Stated task:
Pictures stay out of the copy. Repeat exactly the lines from the first entry below through the line that contains "ax.axis_label_standoff = 2", and nothing beyond.

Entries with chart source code
+++
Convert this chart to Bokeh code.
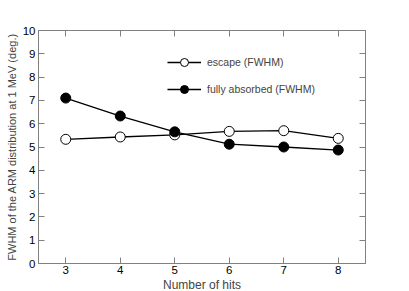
from bokeh.plotting import figure
from bokeh.models import LinearAxis, Legend, LegendItem, Range1d, FixedTicker
from bokeh.embed import file_html
from bokeh.resources import INLINE

hits = [3, 4, 5, 6, 7, 8]
escape = [5.33, 5.43, 5.52, 5.67, 5.70, 5.37]
absorbed = [7.10, 6.33, 5.65, 5.12, 5.00, 4.87]
xticks = [3, 4, 5, 6, 7, 8]
yticks = list(range(0, 11))

FONT = "Liberation Sans"
AX = "#808080"

p = figure(frame_width=327, frame_height=233, output_backend="svg", toolbar_location=None,
           x_range=Range1d(2.5, 8.5), y_range=Range1d(0, 10),
           min_border_left=38, min_border_top=30, min_border_right=30, min_border_bottom=10)
p.grid.visible = False
p.outline_line_color = AX
p.background_fill_color = "white"
p.border_fill_color = "white"

def style(ax, labels=True):
    ax.axis_line_color = AX
    ax.major_tick_line_color = AX
    ax.major_tick_in = 6
    ax.major_tick_out = 0
    ax.minor_tick_line_color = None
    ax.major_label_text_font = FONT
    ax.major_label_text_font_size = "11.5px"
    ax.major_label_text_color = "black" if labels else None
    ax.axis_label_text_font = FONT
    ax.axis_label_text_font_size = "12px"
    ax.axis_label_text_font_style = "normal"
    ax.major_label_standoff = 3
    ax.axis_label_standoff = 2

p.xaxis.ticker = FixedTicker(ticks=xticks)
p.yaxis.ticker = FixedTicker(ticks=yticks)
p.xaxis.axis_label = "Number of hits"
p.yaxis.axis_label = "FWHM of the ARM distribution at 1 MeV (deg.)"
style(p.xaxis[0]); style(p.yaxis[0])
p.xaxis[0].major_label_standoff = 2
p.xaxis[0].axis_label_standoff = 1
p.yaxis[0].axis_label_text_font_size = "11px"

top = LinearAxis(ticker=FixedTicker(ticks=xticks))
style(top, labels=False)
top.major_label_text_font_size = "0px"
top.major_label_standoff = 0
right = LinearAxis(ticker=FixedTicker(ticks=yticks))
style(right, labels=False)
right.major_label_text_font_size = "0px"
right.major_label_standoff = 0
p.add_layout(top, "above")
p.add_layout(right, "right")

l1 = p.line(hits, escape, line_color="black", line_width=1.3)
c1 = p.scatter(hits, escape, size=10, marker="circle", fill_color="white", line_color="black", line_width=1)
l2 = p.line(hits, absorbed, line_color="black", line_width=1.3)
c2 = p.scatter(hits, absorbed, size=10, marker="circle", fill_color="black", line_color="black")

leg = Legend(items=[LegendItem(label="escape (FWHM)", renderers=[l1, c1]),
                    LegendItem(label="fully absorbed (FWHM)", renderers=[l2, c2])],
             location=(129, 164), padding=0, margin=0, spacing=7,
             glyph_width=34, glyph_height=20, label_standoff=6,
             border_line_color=None, background_fill_alpha=0,
             label_text_font=FONT, label_text_font_size="10.5px")
p.add_layout(leg, "center")

open("out.html", "w").write(file_html(p, INLINE))
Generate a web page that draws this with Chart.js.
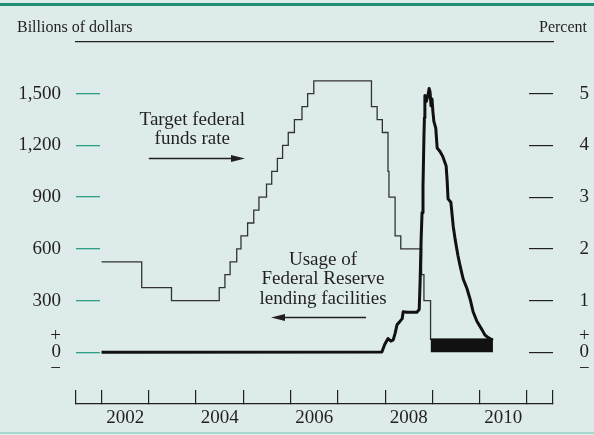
<!DOCTYPE html>
<html>
<head>
<meta charset="utf-8">
<script src="https://cdn.jsdelivr.net/npm/chart.js@4.4.1/dist/chart.umd.min.js"></script>
<style>
  html, body { margin: 0; padding: 0; background: #ddecea; }
  #chart { display: block; }
</style>
</head>
<body>
<canvas id="chart" width="594" height="435"></canvas>
<script>
// ---- values ----

// Target federal funds rate (percent); date = decimal year the new rate takes effect
const fundsDates = [2002.00, 2002.85, 2003.48, 2004.49, 2004.61, 2004.72, 2004.86, 2004.95,
  2005.09, 2005.22, 2005.33, 2005.49, 2005.60, 2005.72, 2005.83, 2005.95, 2006.08, 2006.24,
  2006.36, 2006.49, 2007.71, 2007.83, 2007.94, 2008.06, 2008.08, 2008.21, 2008.33, 2008.77,
  2008.82, 2008.96, 2010.28];
const fundsRate = [1.75, 1.25, 1.00, 1.25, 1.50, 1.75, 2.00, 2.25,
  2.50, 2.75, 3.00, 3.25, 3.50, 3.75, 4.00, 4.25, 4.50, 4.75,
  5.00, 5.25, 4.75, 4.50, 4.25, 3.50, 3.00, 2.25, 2.00, 1.50,
  1.00, 0.25, 0.25];

// 0 to 1/4 percent target range (drawn as a solid band)
const rangeDates = [2008.96, 2010.28];
const rangeTop = [0.25, 0.25];

// Usage of Federal Reserve lending facilities (billions of dollars)
const lendDates = [2002.00, 2007.93, 2007.99, 2008.06, 2008.12, 2008.17, 2008.21, 2008.25,
  2008.30, 2008.36, 2008.38, 2008.46, 2008.67, 2008.72, 2008.74, 2008.76, 2008.78, 2008.80,
  2008.82, 2008.83, 2008.84, 2008.87, 2008.90, 2008.93, 2008.95, 2008.97, 2008.99, 2009.01,
  2009.03, 2009.07, 2009.10, 2009.16, 2009.22, 2009.29, 2009.31, 2009.33, 2009.39, 2009.44,
  2009.48, 2009.54, 2009.59, 2009.65, 2009.73, 2009.80, 2009.86, 2009.94, 2010.05, 2010.11,
  2010.18, 2010.28];
const lendValues = [0, 2, 45, 80, 65, 72, 110, 160,
  175, 195, 235, 232, 232, 248, 420, 650, 810, 960,
  1250, 1360, 1490, 1455, 1485, 1530, 1510, 1430, 1470, 1395,
  1340, 1300, 1185, 1165, 1135, 1080, 1000, 890, 870, 730,
  655, 560, 495, 425, 370, 305, 235, 180, 130, 100,
  85, 70];

// axes
const yearTicks = [2002, 2003, 2004, 2005, 2006, 2007, 2008, 2009, 2010, 2011];
const yearLabels = ['2002', '2004', '2006', '2008', '2010'];
const dollarTicks = [0, 300, 600, 900, 1200, 1500];
const percentTicks = [0, 1, 2, 3, 4, 5];

const X_MIN = 2001.46, X_MAX = 2011.55;
const INK = '#231f20';
const TEAL = '#2f9f86';
const FONT = "'Liberation Serif', 'Times New Roman', serif";

Chart.defaults.font.family = FONT;
Chart.defaults.color = INK;

function zip(xs, ys) {
  return xs.map((x, i) => ({ x: x, y: ys[i] }));
}

// fixed box sizes so the plot area lands where the original has it
function fixBox(size) {
  return s => {
    if (s.isHorizontal()) s.height = size; else s.width = size;
    s.paddingTop = s.paddingBottom = s.paddingLeft = s.paddingRight = 0;
  };
}

// annotation text and arrows, placed in data units
const notes = [
  { lines: ['Target federal', 'funds rate'], x: 2003.92, y: 1318, arrowFrom: 2003.0, arrowTo: 2005.035, arrowY: 1127 },
  { lines: ['Usage of', 'Federal Reserve', 'lending facilities'], x: 2006.685, y: 506, arrowFrom: 2007.595, arrowTo: 2005.585, arrowY: 205 }
];

const framePlugin = {
  id: 'frame',
  beforeDraw(chart) {
    const ctx = chart.ctx;
    ctx.save();
    ctx.fillStyle = '#ddecea';
    ctx.fillRect(0, 0, chart.width, chart.height);
    ctx.fillStyle = '#1f8f74';
    ctx.fillRect(0, 3, chart.width, 3);
    ctx.fillStyle = '#a6d8cf';
    ctx.fillRect(0, chart.height - 3, chart.width, 2);
    ctx.restore();
  },
  afterDraw(chart) {
    const ctx = chart.ctx;
    const xs = chart.scales.x, ys = chart.scales.y;
    ctx.save();
    ctx.fillStyle = INK;
    ctx.strokeStyle = INK;
    ctx.font = '16px ' + FONT;
    ctx.textBaseline = 'alphabetic';
    ctx.textAlign = 'left';
    ctx.fillText('Billions of dollars', 17, 32);
    ctx.textAlign = 'right';
    ctx.fillText('Percent', 587, 32);

    ctx.font = '19px ' + FONT;
    ctx.textAlign = 'center';
    notes.forEach(n => {
      const px = xs.getPixelForValue(n.x);
      const py = ys.getPixelForValue(n.y);
      n.lines.forEach((t, i) => ctx.fillText(t, px, py + i * 19.3));
      const ay = Math.round(ys.getPixelForValue(n.arrowY)) + 0.5;
      const a0 = xs.getPixelForValue(n.arrowFrom);
      const a1 = xs.getPixelForValue(n.arrowTo);
      const dir = a1 > a0 ? 1 : -1;
      ctx.lineWidth = 1.3;
      ctx.beginPath();
      ctx.moveTo(a0, ay);
      ctx.lineTo(a1 - dir * 10, ay);
      ctx.stroke();
      ctx.beginPath();
      ctx.moveTo(a1, ay);
      ctx.lineTo(a1 - dir * 14, ay - 3.6);
      ctx.lineTo(a1 - dir * 14, ay + 3.6);
      ctx.closePath();
      ctx.fill();
    });
    ctx.restore();
  }
};

new Chart(document.getElementById('chart'), {
  type: 'line',
  data: {
    datasets: [
      {
        label: 'Usage of Federal Reserve lending facilities',
        data: zip(lendDates, lendValues),
        yAxisID: 'y',
        borderColor: '#111',
        borderWidth: 3,
        pointRadius: 0,
        tension: 0,
        borderJoinStyle: 'round'
      },
      {
        label: 'Target range',
        data: zip(rangeDates, rangeTop),
        yAxisID: 'y1',
        borderColor: '#111',
        borderWidth: 1.5,
        backgroundColor: '#111',
        fill: 'origin',
        pointRadius: 0
      },
      {
        label: 'Target federal funds rate',
        data: zip(fundsDates, fundsRate),
        yAxisID: 'y1',
        borderColor: '#333',
        borderWidth: 1.3,
        stepped: true,
        pointRadius: 0
      }
    ]
  },
  options: {
    responsive: false,
    animation: false,
    layout: { padding: 0 },
    plugins: {
      legend: { display: false },
      tooltip: { enabled: false }
    },
    scales: {
      x: {
        type: 'linear',
        position: 'bottom',
        min: X_MIN,
        max: X_MAX,
        afterBuildTicks: s => {
          const vals = [X_MIN, ...yearTicks, ...yearLabels.map(y => +y + 0.5), X_MAX].sort((a, b) => a - b);
          s.ticks = vals.map(v => ({ value: v }));
        },
        afterFit: fixBox(31),
        ticks: {
          autoSkip: false,
          maxRotation: 0,
          padding: 17,
          color: INK,
          font: { size: 19, lineHeight: 1.2 },
          callback: v => yearLabels.find(y => +y + 0.5 === v) || ''
        },
        grid: {
          drawOnChartArea: false,
          tickLength: -14,
          lineWidth: 1.2,
          color: c => (c.tick && (Number.isInteger(c.tick.value) || c.tick.value === X_MIN || c.tick.value === X_MAX)) ? INK : 'transparent'
        },
        border: { color: INK, width: 1.3 }
      },
      xTop: {
        type: 'linear',
        position: 'top',
        min: X_MIN,
        max: X_MAX,
        afterFit: fixBox(42),
        ticks: { display: false },
        grid: { drawOnChartArea: false, drawTicks: false, color: 'transparent' },
        border: { color: INK, width: 1.3 }
      },
      y: {
        position: 'left',
        min: -300,
        max: 1800,
        afterBuildTicks: s => { s.ticks = dollarTicks.map(v => ({ value: v })); },
        afterFit: fixBox(76),
        ticks: {
          padding: 39,
          color: INK,
          font: { size: 19, lineHeight: 0.87 },
          callback: v => v === 0 ? ['+', '0', '\u2212'] : v.toLocaleString('en-US')
        },
        grid: { drawOnChartArea: false, tickLength: -24, color: TEAL, lineWidth: 1.3 },
        border: { display: false }
      },
      y1: {
        position: 'right',
        min: -1,
        max: 6,
        afterBuildTicks: s => { s.ticks = percentTicks.map(v => ({ value: v })); },
        afterFit: fixBox(41),
        ticks: {
          padding: 50,
          crossAlign: 'center',
          color: INK,
          font: { size: 19, lineHeight: 0.87 },
          callback: v => v === 0 ? ['+', '0', '\u2212'] : String(v)
        },
        grid: { drawOnChartArea: false, tickLength: -24, color: INK, lineWidth: 1.2 },
        border: { display: false }
      }
    }
  },
  plugins: [framePlugin]
});
</script>
</body>
</html>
+++
Solution to the exercise:
Convert this chart to Bokeh code.
from bokeh.plotting import figure
from bokeh.models import LinearAxis, Legend, LegendItem, Range1d, FixedTicker
from bokeh.embed import file_html
from bokeh.resources import INLINE

hits = [3, 4, 5, 6, 7, 8]
escape = [5.33, 5.43, 5.52, 5.67, 5.70, 5.37]
absorbed = [7.10, 6.33, 5.65, 5.12, 5.00, 4.87]
xticks = [3, 4, 5, 6, 7, 8]
yticks = list(range(0, 11))

FONT = "Liberation Sans"
AX = "#808080"

p = figure(frame_width=327, frame_height=233, output_backend="svg", toolbar_location=None,
           x_range=Range1d(2.5, 8.5), y_range=Range1d(0, 10),
           min_border_left=38, min_border_top=30, min_border_right=30, min_border_bottom=10)
p.grid.visible = False
p.outline_line_color = AX
p.background_fill_color = "white"
p.border_fill_color = "white"

def style(ax, labels=True):
    ax.axis_line_color = AX
    ax.major_tick_line_color = AX
    ax.major_tick_in = 6
    ax.major_tick_out = 0
    ax.minor_tick_line_color = None
    ax.major_label_text_font = FONT
    ax.major_label_text_font_size = "11.5px"
    ax.major_label_text_color = "black" if labels else None
    ax.axis_label_text_font = FONT
    ax.axis_label_text_font_size = "12px"
    ax.axis_label_text_font_style = "normal"
    ax.major_label_standoff = 3
    ax.axis_label_standoff = 2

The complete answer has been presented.